Graveyard, Cowpark, Co. Limerick

Co. Limerick |

Burial Grounds

Graveyard, Cowpark, Co. Limerick

There is a field in County Limerick where children were buried without leaving any trace that modern eyes can read.

No headstones, no boundary wall, no low kerbing stones pushing up through the grass. A stream runs nearby, marking the edge of the townland, and that is more or less all that announces itself. The site sits in open grassland to the south of what was once Killeen Church, and were it not for the documentary record, there would be no way of knowing it had ever served as a burial ground at all.

The earliest reliable description comes from the Ordnance Survey Field Name Books, compiled in the early nineteenth century, which noted plainly that "the ruins of Killeen Church and burial ground for still born children is situated here." The first edition six-inch Ordnance Survey map, produced around the same period, depicted the church alongside a square-shaped graveyard adjoining its southern side, with the graveyard boundary rendered in dotted outline, a cartographic convention suggesting something already uncertain or degraded even then. By the time the revised editions of the OS maps were produced, the graveyard had disappeared from the record entirely. What the maps hint at, and the archaeology broadly supports, is a site with medieval origins that was later adapted, as happened in many parts of Ireland, into a cillin. A cillin, sometimes spelled killeen, was an unconsecrated burial ground used for those excluded from church burial: unbaptised infants above all, but also sometimes suicides or strangers. The word killeen embedded in the church's placename may itself preserve a memory of this function.

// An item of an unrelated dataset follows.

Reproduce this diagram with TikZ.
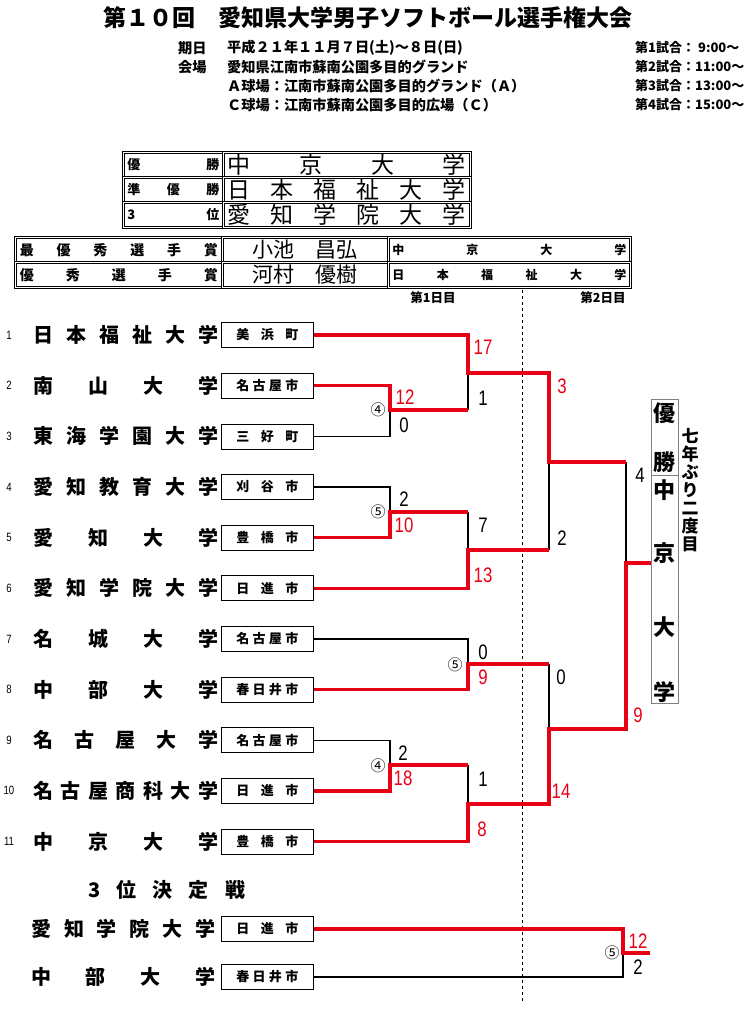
\documentclass[tikz,border=0pt]{standalone}
\usepackage{fontspec}
\setmainfont{Noto Sans CJK JP}
\newfontfamily\numfont[FakeStretch=0.8]{Liberation Sans}
\usetikzlibrary{positioning}
\definecolor{winred}{RGB}{232,0,20}
\def\sprd#1{\sprdA#1\sprdend}
\def\sprdA#1#2{#1\ifx\sprdend#2\else\hfill\expandafter\sprdA\fi#2}
\def\sprdend{}
\newcommand{\fs}[1]{\fontsize{#1}{#1}\selectfont}

\begin{document}
\begin{tikzpicture}[x=1pt,y=-1pt,
	cell/.style={draw,double,double distance=1.2pt,line width=.8pt,anchor=north west,minimum height=25pt,inner sep=0pt},
	city/.style={draw,line width=.6pt,minimum width=92pt,minimum height=25pt,inner sep=0pt,anchor=west,font=\fs{13}\bfseries},
	team/.style={anchor=west,inner sep=0pt,font=\fs{20}\bfseries},
	num/.style={font=\numfont\fs{12}},
	score/.style={font=\numfont\fs{21}},
	info/.style={anchor=west,inner sep=0pt,font=\fs{14.2}\bfseries},
	win/.style={draw=winred,line width=3.5pt},
	lose/.style={draw=black,line width=1.2pt}]
	\useasboundingbox (0,0) rectangle (750,1015);
	% header
	\node[font=\fs{23}\bfseries] (title) at (368,18) {第１０回　愛知県大学男子ソフトボール選手権大会};
	\node[info] (l1) at (178,48) {期日};
	\node[info] (l2) at (178,67) {会場};
	\node[info] (i1) at (227,48) {平成２１年１１月７日(土)～８日(日)};
	\node[info] (i2) at (227,67) {愛知県江南市蘇南公園多目的グランド};
	\node[info] (i3) at (227,86) {Ａ球場：江南市蘇南公園多目的グランド（Ａ）};
	\node[info] (i4) at (227,105) {Ｃ球場：江南市蘇南公園多目的広場（Ｃ）};
	\foreach \k/\tm in {1/ 9:00,2/11:00,3/13:00,4/15:00}
		\node[info,font=\fs{13}\bfseries] (g\k) at (635,29+19*\k) {第\k 試合：\tm～};
	% results table
	\node[cell,minimum width=100pt] (r1) at (123,152) {\makebox[92pt]{\fs{13}\bfseries\sprd{優勝}}};
	\node[cell,minimum width=247pt] (w1) at (223,152) {\makebox[238pt]{\fs{23}\sprd{中京大学}}};
	\node[cell,minimum width=100pt] (r2) at (123,177) {\makebox[92pt]{\fs{13}\bfseries\sprd{準優勝}}};
	\node[cell,minimum width=247pt] (w2) at (223,177) {\makebox[238pt]{\fs{23}\sprd{日本福祉大学}}};
	\node[cell,minimum width=100pt] (r3) at (123,202) {\makebox[92pt]{\fs{13}\bfseries\sprd{3位}}};
	\node[cell,minimum width=247pt] (w3) at (223,202) {\makebox[238pt]{\fs{23}\sprd{愛知学院大学}}};
	\node[cell,minimum width=207pt] (p1) at (15,237) {\makebox[198pt]{\fs{14}\bfseries\sprd{最優秀選手賞}}};
	\node[cell,minimum width=166pt] (q1) at (222,237) {\fs{21}小池　昌弘};
	\node[cell,minimum width=242pt] (u1) at (388,237) {\makebox[234pt]{\fs{12}\bfseries\sprd{中京大学}}};
	\node[cell,minimum width=207pt] (p2) at (15,262) {\makebox[198pt]{\fs{14}\bfseries\sprd{優秀選手賞}}};
	\node[cell,minimum width=166pt] (q2) at (222,262) {\fs{21}河村　優樹};
	\node[cell,minimum width=242pt] (u2) at (388,262) {\makebox[234pt]{\fs{12}\bfseries\sprd{日本福祉大学}}};
	\node[font=\fs{12.5}\bfseries] (day1) at (433,298) {第1日目};
	\node[font=\fs{12.5}\bfseries] (day2) at (603,298) {第2日目};
	\coordinate (d1) at (522,290);
	\coordinate (d2) at (522,1003);
	\draw[dashed,line width=.7pt] (d1) -- (d2);
	% teams
	\foreach \i/\nm/\ct in {1/日本福祉大学/美浜町,2/南山大学/名古屋市,3/東海学園大学/三好町,4/愛知教育大学/刈谷市,
		5/愛知大学/豊橋市,6/愛知学院大学/日進市,7/名城大学/名古屋市,8/中部大学/春日井市,
		9/名古屋大学/名古屋市,10/名古屋商科大学/日進市,11/中京大学/豊橋市}{
		\pgfmathsetmacro\yy{335+50.65*(\i-1)}
		\node[num] (n\i) at (9,\yy) {\i};
		\node[team] (t\i) at (33,\yy) {\makebox[185pt]{\expandafter\sprd\expandafter{\nm}}};
		\node[city] (c\i) at (221,\yy) {\makebox[62pt]{\expandafter\sprd\expandafter{\ct}}};
	}
	% champion
	\node[draw=gray,line width=.6pt,minimum width=27pt,minimum height=304pt,inner sep=0pt,anchor=north west] (champ) at (651,399) {};
	\coordinate (dv) at (664,475);
	\draw[gray,line width=.6pt] (dv -| champ.west) -- (dv -| champ.east);
	\foreach \ch/\cy in {優/413,勝/462,中/490,京/553,大/627,学/692}
		\node[font=\fs{22}\bfseries] (ch\cy) at (664.5,\cy) {\ch};
	\node[font=\fs{17}\bfseries,align=center,anchor=north,inner sep=0pt] (note) at (690,428) {七\\[1pt]年\\[1pt]ぶ\\[1pt]り\\[1pt]二\\[1pt]度\\[1pt]目};
	% junctions
	\coordinate (j23) at (390,410);
	\coordinate (j45) at (390,512);
	\coordinate (j910) at (390,765);
	\coordinate (k1) at (468,373);
	\coordinate (k6) at (468,550);
	\coordinate (k78) at (468,664);
	\coordinate (k11) at (468,804);
	\coordinate (s1) at (549,462);
	\coordinate (s2) at (549,729);
	\coordinate (f) at (626,563);
	% losers
	\draw[lose] (c3.east) -| (j23);
	\draw[lose] (c4.east) -| (j45);
	\draw[lose] (c7.east) -| (k78);
	\draw[lose] (c9.east) -| (j910);
	\draw[lose] (j23 -| k1) -- (k1);
	\draw[lose] (j45 -| k6) -- (k6);
	\draw[lose] (j910 -| k11) -- (k11);
	\draw[lose] (k6 -| s1) -- (s1);
	\draw[lose] (k78 -| s2) -- (s2);
	\draw[lose] (s1 -| f) -- (f);
	% winners
	\draw[win] (c2.east) -| (j23) -- (j23 -| k1);
	\draw[win] (c5.east) -| (j45) -- (j45 -| k6);
	\draw[win] (c10.east) -| (j910) -- (j910 -| k11);
	\draw[win] (c1.east) -| (k1) -- (k1 -| s1) -- (s1) -- (s1 -| f);
	\draw[win] (c6.east) -| (k6) -- (k6 -| s1);
	\draw[win] (c8.east) -| (k78) -- (k78 -| s2);
	\draw[win] (c11.east) -| (k11) -- (k11 -| s2) -- (s2) -- (s2 -| f) -- (f) -- (f -| champ.west);
	% third place
	\node[team,font=\fs{20}\bfseries] (t3rd) at (88,890) {\makebox[157pt]{\sprd{3位決定戦}}};
	\node[team] (t12) at (31,929) {\makebox[184pt]{\sprd{愛知学院大学}}};
	\node[city] (c12) at (221,929) {\makebox[62pt]{\sprd{日進市}}};
	\node[team] (t13) at (31,977) {\makebox[184pt]{\sprd{中部大学}}};
	\node[city] (c13) at (221,977) {\makebox[62pt]{\sprd{春日井市}}};
	\coordinate (q) at (623,953);
	\draw[lose] (c13.east) -| (q);
	\draw[win] (c12.east) -| (q) -- ++(27,0);
	% scores
	\foreach \sx/\sy/\sc/\st [count=\m] in {483/347/winred/17,483/398/black/1,405/397/winred/12,404/425/black/0,
		404/499/black/2,404/525/winred/10,483/525/black/7,483/575/winred/13,562/386/winred/3,562/538/black/2,
		640/475/black/4,483/652/black/0,483/677/winred/9,561/677/black/0,638/715/winred/9,403/753/black/2,
		403/778/winred/18,483/779/black/1,561/791/winred/14,482/829/winred/8,638/941/winred/12,638/967/black/2}
		\node[score,text=\sc] (sc\m) at (\sx,\sy) {\st};
	\foreach \ox/\oy/\ot [count=\m] in {378/410/④,378/512/⑤,455/665/⑤,378/766/④,612/953/⑤}
		\node[font=\fs{15}] (o\m) at (\ox,\oy) {\ot};
\end{tikzpicture}
\end{document}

The site lies in the townland of Cowpark, with the townland boundary with Killeen roughly fifty metres to the west, marked by the stream. An aerial photograph taken in March 2006 as part of the Archaeological Survey of Ireland recorded no visible gravemarkers or boundary features from the air, and ground survey has confirmed the same absence at surface level. For anyone visiting, there is little to see in the conventional sense, which is rather the point. The grassland keeps its own counsel. What a visitor can do is orient themselves by the church remains to the north and look southward across the open ground, knowing that the dotted line on an old map once enclosed something that mattered quietly to the people who used it.